The second round of Brazil’s presidential election—which pits incumbent right-wing President Bolsonaro against left-wing former President Lula—is a no-win situation for those who principally care about anticorruption. Both candidates have been embroiled in corruption scandals, and though both have deployed corruption allegations against their opponent, neither has articulated anything resembling a meaningful anticorruption agenda. For those voters whose top priority is increasing integrity and accountability within the Brazilian government, the question at the ballot box on October 30 will be: which candidate is the lesser of two evils?
Though painful, that question has a clear answer: Bolsonaro poses by far the greatest threat to anticorruption efforts in Brazil, and to the integrity of Brazilian democratic institutions as a whole. Lula is by no means an ideal candidate, and it is entirely understandable that many Brazilian voters are deeply concerned about the numerous corruption scandals involving his party, the PT (see here, here, and here).

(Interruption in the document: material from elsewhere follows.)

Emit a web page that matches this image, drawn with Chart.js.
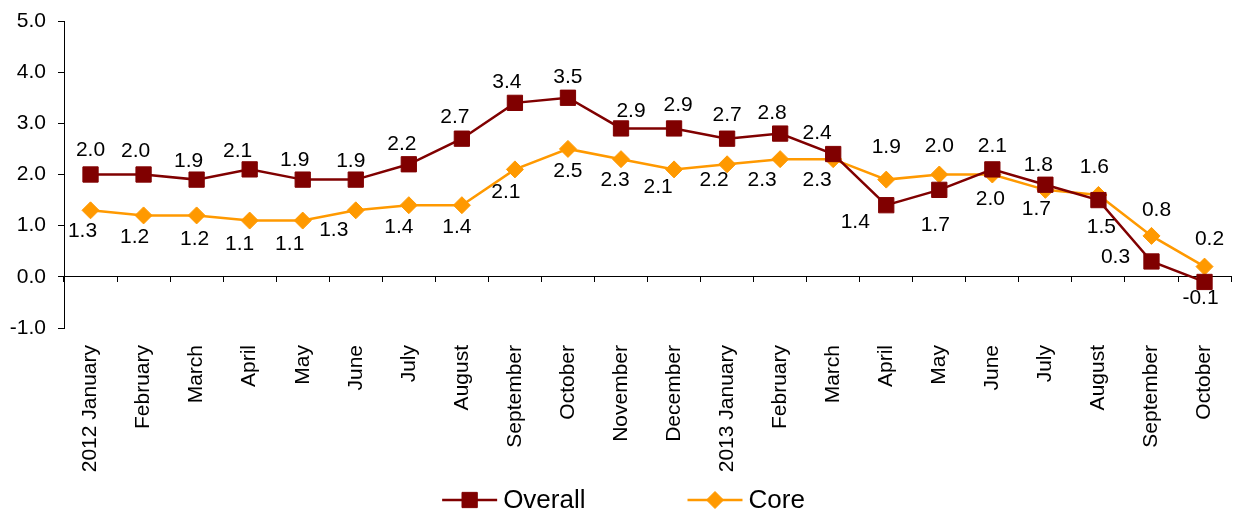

But Bolsonaro’s administration has been ripe with scandals as well (see here, here, here, and here). Ultimately, whatever Lula’s personal ethical failings may be, he is far more likely than Bolsonaro to preserve the institutional accountability mechanisms that are necessary to address corruption over the longer term.
To get an idea of why, it is useful to take a look at Bolsonaro and Lula’s track records:
Back in 2017, a Brazilian court convicted former President Lula for corruption offenses in connection with a seaside apartment that Lula allegedly received as a bribe from a construction firm. In 2019, he was again found guilty of a corruption offense in a separate trial, this time for receiving bribes in the form of improvements to his country house. And he faced other corruption charges as well, including an indictment in which Odebrecht—a major construction firm and one of the most significant players in the Car Wash scandal— allegedly bribed Lula by agreeing to construct a headquarters for his foundation, the Lula Institute. The principal evidence for this latter accusation was acquired by prosecutors as part of a so-called “leniency agreement” with Odebrecht. In Brazil, leniency agreements are negotiated settlements, regulated by the Clean Company Act (CCA), in which companies voluntarily agree to confess unlawful conduct, pay penalties, and take other remedial action—including cooperating with prosecutors by providing evidence against other wrongdoers—and, in return, the companies have their sanctions and fines reduced (see, for example, here, here, and here). Such agreements have been critical to the success of the Car Wash Operation, and more generally to the effectiveness of Brazil’s fight against corruption.
But this past June, the Brazilian Supreme Court decided to nullify the evidence against Lula that had been collected under the Odebrecht leniency agreement (here). The Court’s ruling was not only legally flawed, but its reasoning, if accepted, threatens to undo dozens of prior corruption convictions and to create a cloud of uncertainty surrounding the validity of evidence obtained in leniency agreements. Such a ruling would needlessly undermine the ability of Brazilian prosecutors and courts to fight corruption in the future. Of course, the Court may not actually adhere to its legal reasoning in future cases—but that only underscores another problem: though the Brazilian Supreme Court has criticized lower court proceedings as biased against Lula, the Court’s own conduct, particularly in the most recent case, suggests an unacceptable bias in Lula’s favor.